Как меня хотели упрятать подальше, отправив на десятидневные учения, что бы не допустить моей встречи с отцом. Как этому помешал приказ из штаба дивизии о предоставлении моему отцу номера в офицерской гостинице и увольнительная для меня на трое суток. Как я, выпив водки, привезённой папой, что называется разговорился. И как он с недоверием в глазах, молча слушал мои излияния. Как пришли на следующий день, после отбоя, ребята из роты, что бы попросту, пользуясь, случаем выпить, и как отец, умышленно подливая водку, вытягивал из них правду...А она оказалась ещё хуже чем я рассказывал...
В итоге он, как человек в детстве познавший на себе ужас фашистской оккупации, будучи искренним патриотом своей Родины и всегда гордившийся Советской Армией, пошёл на утро в штаб дивизии и в гневе выложил все, что узнал от нас, высшему командному составу. И, буквально на следующий день ротного убрали не только из нашего подразделения, но и вообще перевели в другой военный округ, поставив точку на всей его карьере.

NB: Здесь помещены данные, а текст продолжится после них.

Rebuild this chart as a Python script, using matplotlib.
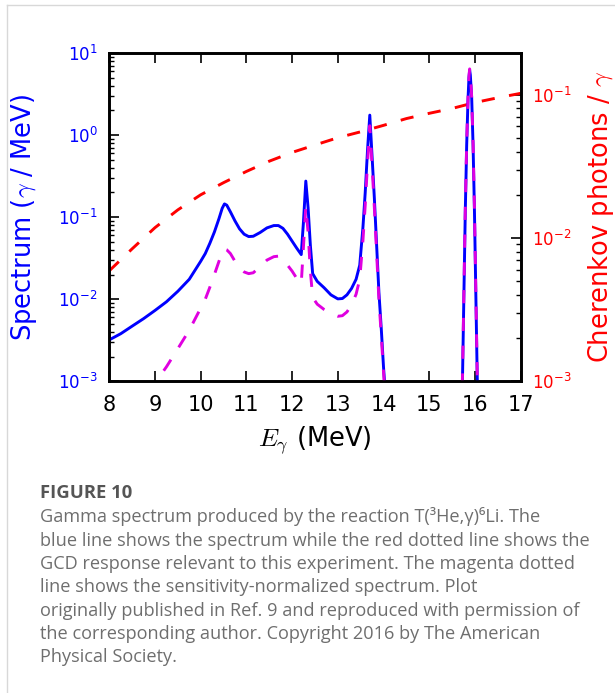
import matplotlib
matplotlib.use("Agg")
import matplotlib.pyplot as plt
from matplotlib.lines import Line2D
from matplotlib.ticker import LogLocator, NullFormatter

# ---- data -------------------------------------------------------------
# Gamma spectrum (gamma / MeV) versus photon energy (MeV)
energy = [8.0, 8.25, 8.5, 8.75, 9.0, 9.25, 9.5, 9.75, 10.0, 10.1, 10.2, 10.3,
          10.4, 10.47, 10.52, 10.57, 10.65, 10.75, 10.85, 10.95, 11.05, 11.15,
          11.3, 11.45, 11.6, 11.7, 11.8, 11.9, 12.0, 12.1, 12.2, 12.25, 12.3,
          12.35, 12.4, 12.45, 12.55, 12.7, 12.85, 13.0, 13.1, 13.2, 13.3, 13.4,
          13.48, 13.55, 13.6, 13.65, 13.7, 13.75, 13.8, 13.85, 13.9, 13.95,
          14.0, 14.05, 14.1, 15.70, 15.73, 15.76, 15.79, 15.82, 15.85, 15.87,
          15.885, 15.90, 15.93, 15.96, 15.99, 16.02, 16.05, 16.08, 17.0]

spectrum = [0.0032, 0.0038, 0.0047, 0.0058, 0.0073, 0.0093, 0.0125, 0.0175,
            0.029, 0.036, 0.048, 0.066, 0.096, 0.128, 0.145, 0.140, 0.116,
            0.090, 0.072, 0.062, 0.058, 0.0585, 0.065, 0.074, 0.079, 0.079,
            0.073, 0.062, 0.051, 0.042, 0.035, 0.090, 0.275, 0.130, 0.045,
            0.0205, 0.0165, 0.0138, 0.0113, 0.0101, 0.0102, 0.0113, 0.0135,
            0.0175, 0.026, 0.075, 0.20, 0.65, 1.75, 0.55, 0.17, 0.045, 0.012,
            0.0045, 0.0015, 0.0006, 0.0002, 0.0002, 0.0012, 0.012, 0.12, 0.75,
            2.8, 5.0, 6.2, 5.4, 2.8, 0.75, 0.12, 0.012, 0.0012, 0.0002, 0.0002]

# Sensitivity-normalized spectrum on the same energy grid
normalized = [0.00023, 0.00032, 0.00045, 0.00066, 0.00095, 0.0015, 0.0025,
              0.0042, 0.0078, 0.010, 0.014, 0.020, 0.029, 0.037, 0.041, 0.040,
              0.036, 0.029, 0.024, 0.0215, 0.0205, 0.021, 0.025, 0.030, 0.033,
              0.0335, 0.031, 0.026, 0.022, 0.018, 0.0155, 0.045, 0.135, 0.065,
              0.022, 0.0105, 0.0087, 0.0075, 0.0067, 0.0062, 0.0063, 0.0070,
              0.0085, 0.0115, 0.0175, 0.052, 0.14, 0.45, 1.3, 0.42, 0.13, 0.036,
              0.0098, 0.0037, 0.0013, 0.0005, 0.0002, 0.0002, 0.0013, 0.013,
              0.13, 0.80, 2.9, 5.2, 6.4, 5.6, 2.9, 0.80, 0.13, 0.013, 0.0013,
              0.0002, 0.0002]

# GCD response: Cherenkov photons per gamma
response_energy = [8.0, 8.5, 9.0, 9.5, 10.0, 10.5, 11.0, 11.5, 12.0, 12.5,
                   13.0, 13.5, 14.0, 14.5, 15.0, 15.5, 16.0, 16.5, 17.0]
response = [0.0059, 0.0084, 0.0118, 0.0157, 0.0200, 0.0243, 0.0291, 0.0343,
            0.0395, 0.0445, 0.0500, 0.0550, 0.0610, 0.0680, 0.0740, 0.0800,
            0.0880, 0.0950, 0.1020]

x_ticks = [8, 9, 10, 11, 12, 13, 14, 15, 16, 17]

caption_title = "FIGURE 10"
caption_lines = [
    "Gamma spectrum produced by the reaction T(\u00b3He,\u03b3)\u2076Li. The",
    "blue line shows the spectrum while the red dotted line shows the",
    "GCD response relevant to this experiment. The magenta dotted",
    "line shows the sensitivity-normalized spectrum. Plot",
    "originally published in Ref. 9 and reproduced with permission of",
    "the corresponding author. Copyright 2016 by The American",
    "Physical Society.",
]

# ---- style ------------------------------------------------------------
plt.rcParams["font.family"] = ["DejaVu Sans"]
plt.rcParams["mathtext.fontset"] = "cm"
plt.rcParams["axes.unicode_minus"] = False
plt.rcParams["lines.scale_dashes"] = False

W, H = 615, 693
fig = plt.figure(figsize=(W / 100, H / 100), dpi=100)
fig.patch.set_facecolor("white")

left, right, top, bottom = 109.3, 520.6, 53.0, 381.3
ax = fig.add_axes([left / W, 1 - bottom / H, (right - left) / W, (bottom - top) / H])
ax2 = ax.twinx()
# keep the spectrum curves above the response curve
ax.set_zorder(ax2.get_zorder() + 1)
ax.patch.set_visible(False)

dash = (0, (9.5, 10.5))
ax2.plot(response_energy, response, color="red", lw=2.1, linestyle=dash,
         dash_capstyle="butt")
ax.plot(energy, spectrum, color="blue", lw=2.1, solid_joinstyle="round")
ax.plot(energy, normalized, color="#e000e0", lw=2.1, linestyle=dash,
        dash_capstyle="butt")

ax.set_xlim(8, 17)
ax.set_yscale("log")
ax.set_ylim(1e-3, 1e1)
ax2.set_yscale("log")
ax2.set_ylim(1e-3, 0.195)

ax.set_xticks(x_ticks)
ax.set_xticklabels([str(t) for t in x_ticks])

for a in (ax, ax2):
    for s in a.spines.values():
        s.set_linewidth(1.9)
        s.set_color("black")

ax.tick_params(axis="x", which="major", direction="in", top=True, bottom=True,
               length=7, width=1.2, labelsize=15, pad=10, labelcolor="black")
ax.tick_params(axis="x", which="minor", top=False, bottom=False)
ax.tick_params(axis="y", which="major", direction="in", left=True, right=False,
               length=7, width=1.2, labelsize=12, pad=8.5, labelcolor="blue")
ax.tick_params(axis="y", which="minor", direction="in", left=True, right=False,
               length=3.5, width=1.0)
ax.yaxis.set_major_locator(LogLocator(base=10, numticks=10))
ax.yaxis.set_minor_locator(LogLocator(base=10, subs=range(2, 10), numticks=20))
ax.yaxis.set_minor_formatter(NullFormatter())

ax2.tick_params(axis="y", which="major", direction="in", right=True, left=False,
                length=7, width=1.2, labelsize=12, pad=8, labelcolor="red")
ax2.tick_params(axis="y", which="minor", direction="in", right=True, left=False,
                length=3.5, width=1.0)
ax2.yaxis.set_major_locator(LogLocator(base=10, numticks=10))
ax2.yaxis.set_minor_locator(LogLocator(base=10, subs=range(2, 10), numticks=20))
ax2.yaxis.set_minor_formatter(NullFormatter())

ax.set_xlabel(r"$E_\gamma$ (MeV)", fontsize=18.5, va="baseline")
ax.xaxis.set_label_coords(0.5, (bottom - 446) / (bottom - top))
ax.set_ylabel(r"Spectrum ($\gamma$ / MeV)", fontsize=18.5, color="blue",
              va="center", ha="center")
ax.yaxis.set_label_coords((24 - left) / (right - left), 0.5)
ax2.set_ylabel(r"Cherenkov photons / $\gamma$", fontsize=18.5, color="red",
               rotation=90, va="center", ha="center")
ax2.yaxis.set_label_coords((601 - left) / (right - left), 0.5)

# ---- caption card -----------------------------------------------------
border = "#d8d8d8"
fig.add_artist(Line2D([7 / W, 7 / W], [0, 1 - 5 / H], color=border, lw=1.0,
                      transform=fig.transFigure))
fig.add_artist(Line2D([7 / W, 1], [1 - 5 / H, 1 - 5 / H], color=border, lw=1.0,
                      transform=fig.transFigure))

cap_family = ["Open Sans", "DejaVu Sans"]
title_txt = fig.text(40 / W, 1 - 498 / H, caption_title, fontsize=13.0,
                     fontweight="bold", color="#555555", family=cap_family,
                     va="baseline")
y0, step = 522.5, 23.3
body = []
for i, line in enumerate(caption_lines):
    body.append(fig.text(40 / W, 1 - (y0 + i * step) / H, line, fontsize=11.8,
                         color="#6e6e6e", family=cap_family, va="baseline"))

# size the caption so the longest line spans the card's text column
renderer = fig.canvas.get_renderer()
span = body[1].get_window_extent(renderer).width
scale = 548.0 / span
for t in body:
    t.set_fontsize(11.8 * scale)
tspan = title_txt.get_window_extent(renderer).width
title_txt.set_fontsize(13.0 * 92.0 / tspan)

fig.savefig("out.png", dpi=100)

Можно вспомнить глаза, какими смотрел на меня ротный перед своим уходом. Нет. В его рыбьих глазах не было ненависти. В его глазах было непонимание. Непонимание того, как он, командир, подавивший своей властью всю роту, делающий блестящую карьеру, вдруг не смог справиться с одним со мной, каким-то «щуплым интеллигентом», правда, умеющем играть на барабане.
Он так ничего и не понял. Он не понял, что я всего лишь отстаивал своё главное жизненное право. Право быть ЧЕЛОВЕКОМ.
…Можно ещё много чего вспомнить и рассказать, но, пожалуй, это не будет понятно другим, потому что только познавший на себе чувство унижения может по настоящему оценить истинное чувство свободы и независимости.

Могу лишь добавить, что воспитанный с детства в патриотических чувствах любви к Родине, я полагал, что буду с честью носить звание защитника Отечества, но та действительность, с которой мне пришлось столкнуться, навсегда отбила у меня чувство гордости за нашу армию и уважение к её элите, офицерскому корпусу. И после, на гражданке я ни разу не слышал, что бы мужики, сидя за столом за рюмкой водки с гордостью вспоминали о своей службе в «нашей» армии.